Septembre, c’est pour le moment le moi de la Guinée, mais le monopole ne semble pas garanti. Mai menace de se révéler un redoutable « anti-moi». Coup sur coup, trois événements majeurs ont marqué au fer rouge chacune des trois décades de ce mois troublant. La presse aura ouvert le bal avec sa journée internationale célébrée le 3 mai de chaque année. Pour 2024, Reporters Sans Frontières n’a pas hésité de jouer  les « qui perd gagne.» Alors que son classement mondial est attendu avec impatience, l’on apprend avec stupéfaction le recul général des libertés, surtout celles de l’expression et de la communication. Le Sahel s’érige en zone de non information. Naguère connue comme château d’eau de l’Afrique de l’Ouest, la Guinée  fonce tout droit sur le brouillage  des ondes de ses principales radios et télévisions privées. Internet est pris dans la nasse d’Alzheimer, entre tremblement et bégaiement. Finalement, c’est au décrochage complet des bouquets commerciaux que les Guinéens assistent, hébétés. D’un côté, les pauvres citoyens perdent l’essentiel de leur liberté d’expression et leurs facilités de communication, de l’autre, RSF récompense la Guinée pour ce recul par 7 points sur l’échelle du classement mondial. Le monde libre à l’envers.

Pire, l’architecte de la privation des libertés en Guinée, le PDG, fête son 47è anniversaire à la mi-mai.

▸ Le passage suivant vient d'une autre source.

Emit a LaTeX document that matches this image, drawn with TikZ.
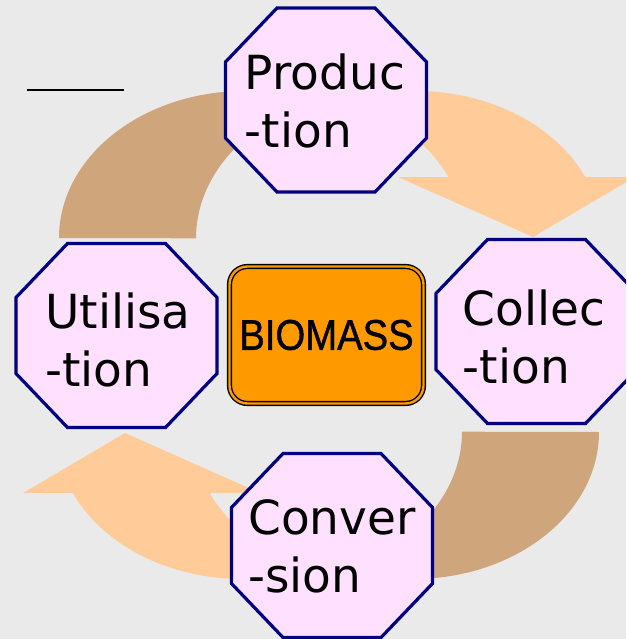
\documentclass[tikz,border=0pt]{standalone}
\usepackage{fontspec}
\usepackage{tikz}
\newfontfamily\stagefont{DejaVu Sans}
\newfontfamily\biofont[FakeStretch=0.89,FakeBold=1]{Liberation Sans}
\definecolor{bgrey}{RGB}{234,234,234}
\definecolor{tanarr}{RGB}{207,165,124}
\definecolor{peacharr}{RGB}{255,204,153}
\definecolor{spink}{RGB}{255,224,255}
\definecolor{snavy}{RGB}{0,0,128}
\definecolor{borange}{RGB}{255,153,0}
% octagon behind a stage, centred at (#1,#2)
\newcommand{\stageoct}[2]{\filldraw[stageline,shift={(#1,#2)}] (-49,-92) -- (49,-92) -- (100.5,-38) -- (100.5,38) -- (49,92) -- (-49,92) -- (-100.5,38) -- (-100.5,-38) -- cycle;}

\begin{document}
\begin{tikzpicture}[x=1pt,y=-1pt,
  stageline/.style={fill=spink,draw=snavy,line width=3.2pt,line join=miter},
  stage/.style={align=left,inner sep=0pt,font=\stagefont\fontsize{47}{58}\selectfont},
  core/.style={rectangle,rounded corners=18pt,fill=borange,draw=black,line width=1.4pt,double=borange,double distance=2.4pt,minimum width=194pt,minimum height=137pt,inner sep=0pt,font=\biofont\fontsize{43}{50}\selectfont},
  tanband/.style={fill=tanarr},
  peachband/.style={fill=peacharr}]
  \clip (0,0) rectangle (626,639);
  \fill[bgrey] (0,0) rectangle (626,639);
  % curved arrows
  \fill[tanband] (59,238) arc[start angle=180,end angle=270,x radius=186,y radius=147]
    -- (289,111) arc[start angle=240,end angle=180,x radius=186,y radius=147] -- cycle;
  \fill[peachband] (416,91) arc[start angle=270,end angle=335.5,x radius=186,y radius=147]
    -- (635,177) -- (533,237) -- (398,177) -- (448.3,177)
    arc[start angle=335.5,end angle=300,x radius=186,y radius=147] -- cycle;
  \fill[tanband] (599,432) arc[start angle=0,end angle=90,x radius=186,y radius=147]
    -- (369,559) arc[start angle=60,end angle=0,x radius=186,y radius=147] -- cycle;
  \fill[peachband] (242,579) arc[start angle=90,end angle=155.5,x radius=186,y radius=147]
    -- (23,493) -- (125,433) -- (260,493) -- (209.7,493)
    arc[start angle=155.5,end angle=120,x radius=186,y radius=147] -- cycle;
  % stages
  \stageoct{326}{100}
  \stageoct{536.5}{331.5}
  \stageoct{332}{545.5}
  \stageoct{116.5}{335.5}
  \node[stage] (prod) at (325,101) {Produc\\-tion};
  \node[stage] (coll) at (534,337) {Collec\\-tion};
  \node[stage] (conv) at (332,546) {Conver\\-sion};
  \node[stage] (util) at (118,340) {Utilisa\\-tion};
  \node[core] (bio) at (326.5,335) {BIOMASS};
  \draw[line width=1.5pt] (27,90) -- (124,90);
\end{tikzpicture}
\end{document}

Avec les mensonges et les falsifications historiques habituelles. On le laisse faire. Il ment à satiété. Il invente à tour de bras. On le sait, le PDG a vu le jour grâce à Félix Houphouët Boigny après que celui-ci a créé le RDA en 1946 à Bamako. Il entreprend d’implanter des sections du RDA partout en Afrique Occidentale et confie au Malien Madeira Keita le soin de mettre sur pied le PDG en Guinée. Aussi, Madeira devient-il le premier secrétaire général du PDG. Sékou Touré menait contre le colonialisme un combat également honorable, mais au sein de l’UGTAN, l’Union Générale des Travailleurs d’Afrique Noire. Il aura fallu Dramé Oumar et Damantang Camara pour le tirer sur le tard vers le PDG. Il  finira par le contrôler afin d’en faire, méthodiquement, une machine à broyer l’Homme et ses valeurs cardinales. Inutile de chercher plus loin ! Tant que les Guinéens n’auront pas soldé le génocide de leur Parti-État, organisé, non pas par une partie du peuple  comme au Rwanda, mais par une sorte de « complicité de chacun contre tous et inversement, » ils ne verront pas le bout du tunnel.

 « La catastrophe médiatique » cellede la dernière décade de mai 2024, ne peut  s’inscrire que dans cette optique. La décision de la HAC de retirer l’audiovisuel privé des bouquets Canal et Star Times pour cause de sécurité nationale rime assez bien avec l’arrêté du 21 mai du ministre de l’Information et de la Communication fermant radios et télés par-ci et par là, pour « non-respect  des cahiers de charges. » On parle de « rapport de force » entre le pouvoir et la presse qui, comme le martèle Philippe Reinhard,  chantent Serge Gainsbourg : « Je t’aime, moi non plus. »

Aujourd’hui, tout le pays en souffre. Les professionnels des médias sont sans voix ; les  populations, sans âmes ; le pouvoir, sans contre-pouvoir. Le malaise reste la chose la mieux partagée de la Transition. Pourtant, on peut toujours faire autrement, dit Nietzsche.